The 2020s could be a golden era for emerging market infrastructure investment, if leading economies can find ways to overcome geopolitical concerns to fund projects multilaterally, and private global capital can align with China's Belt & Road Initiative in an ongoing and sustainable way.

That is the most optimistic scenario of five laid out in a new, detailed BRI & Beyond Forecast, produced by BRI consultancy Silk Road Associates, in partnership with global law firm Baker McKenzie.

However, the difference between the forecasts is stark. While the 'Global Cooperation Model'* estimates BRI-related investments of US$1.32 trillion over the 2020s, at the other end of the scale, a 'Uni-Polar Model', which sees the impacts of a significant recession coupled with increasing nationalism and more aggressive competition from other nations, values potential BRI-related investments in the 2020s at only US$560 billion.

While this lower-end forecast is still an enormous sum by historical standards, it will do much less to plug a global infrastructure investment gap that is set to grow to an estimated US$18 trillion by 2040, according to the World Economic Forum.

The other two models included in the forecast see a mixture of these factors, but with other key elements taking centre stage. The 'Global Sustainability Model' puts greater weighting on global and local pressure to act on climate change and other environmental concerns, seeing BRI as a central part of the solution.
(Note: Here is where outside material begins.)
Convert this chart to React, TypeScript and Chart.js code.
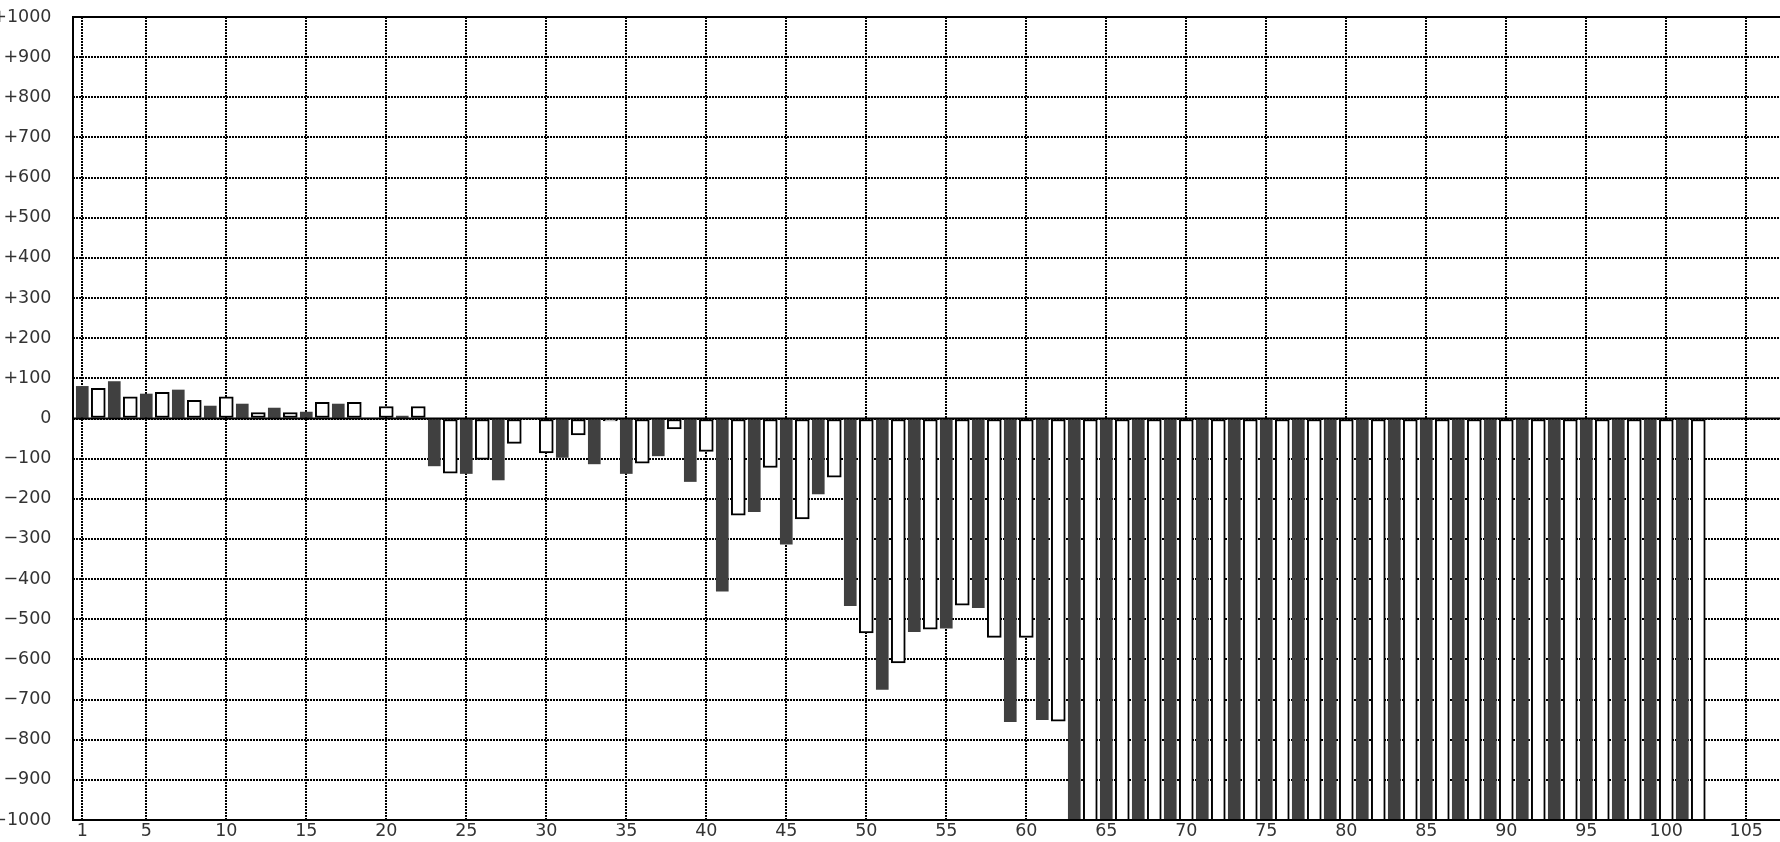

Meanwhile, the 'Supply Chain Relocation Model' sees a protracted trade war more rapidly push infrastructure development into other low cost jurisdictions, which may in fact have the impact of hastening China's BRI efforts, while also slowing production at home.

The fifth scenario is the aggregated 'Baseline Model', in which Baker McKenzie and Silk Road Associates forecast an estimated US$910 billion in BRI investments in the 2020s, with a geographical split between Sub-Saharan Africa (25%), Southeast Asia (18%), Latin America (15%) and South Asia (13%), and the remainder spread throughout Central Asia, Eastern and Central Europe, the Middle East and 'non core' BRI countries.

This forecasting is released at a time when BRI continues to evolve significantly, with more investments beginning to move across to multilateral development banks, and through partnerships with countries such as Japan. However, the geopolitical backdrop remains challenging, with the ongoing trade war creating an atmosphere of caution and projects taking longer to get signed off and underway.

Speaking on the eve of a major BRI Summit in Hong Kong, Ai Ai Wong, Chair, Asia Pacific, Baker McKenzie, said

"BRI has the potential to make major inroads in closing the emerging market infrastructure funding gap in the decade to come, but this will be dependent on a genuine willingness for governments, financial institutions and sponsors, developers and other private sector participants to work multilaterally, and ensure there is sufficient involvement of local stakeholders in the process.

"A path to ongoing BRI success is increasingly likely to be what is increasingly known as 'greening the Belt and Road', i.e. developing renewable energy generation, lower emission transport systems and smart city infrastructure that allow for a more sustainable future."

According to Silk Road Associates, BRI projects are still happening, but the trend is towards smaller projects that are not seen as overly politically or environmentally contentious.

Ben Simpfendorfer, Founder & CEO, Silk Road Associates, said:

"China’s BRI has evolved significantly since its early inception; today’s projects look very different to those signed five years ago and they will look different again five years from now. After an early focus on core infrastructure, I expect the private sector, global capital, and manufacturing will play a growing role in the future of BRI, in turn helping to shape China's role in global supply chains."